Sometimes there is more to appliances than software
I have had my share of blog wars with Richard Stiennon. I try to go easy on him now, so as to stay out of it. But, once again Richard shows that sometimes he just doesn't get it. His latest flub comes in a post on Nokia exiting the security appliance business.
Richard says in essence "good riddance". He says Nokia was lucky to capitalize on Check Points failure to come to market with an appliance. But they missed the boat by never developing their own solutions and moving into UTM (isn't UTM the answer to everything for Richard?) and other security technologies. Richard says they should have sold 5 years ago and now of course will have to take a bargain basement price.

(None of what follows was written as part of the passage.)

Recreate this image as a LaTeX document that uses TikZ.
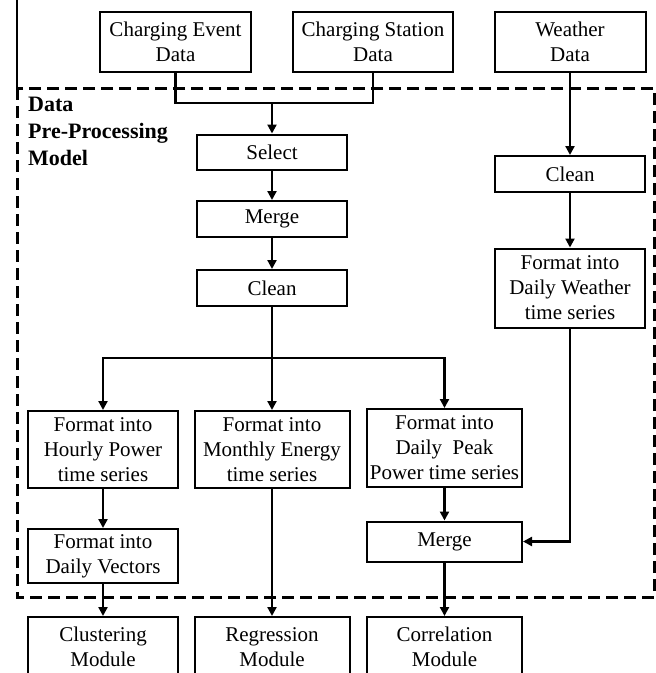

Richard you are wrong because you don't understand Nokia's value. They never claimed to develop great software. They developed a great hardware platform. Yes Nokia is a giant telecommunications company and the appliance business was never really more than a small rounding error on the bottom line I guess. But the division that ran the appliance business did a good job.
I have met with and spoken to engineers and sales people who worked for Nokia. They were able to clearly articulate their value prop and never tried to hide the fact that they ran best of breed software on the appliance. The Nokia boxes were quality appliances. In a market where far too many appliances are Dell boxes with a different color bezel, the Nolia appliance was a more than just a white box. Over the last few years they branched out beyond Checkpoint and ran several other applications on the appliance. All in all, Nokia had a good product and a good channel. I wish they would sell StillSecure on a Nokia box.
Also, for a good explanation check out the comments to Richard's post by Gray haired security Wonk. If you think you know who it is, mail me.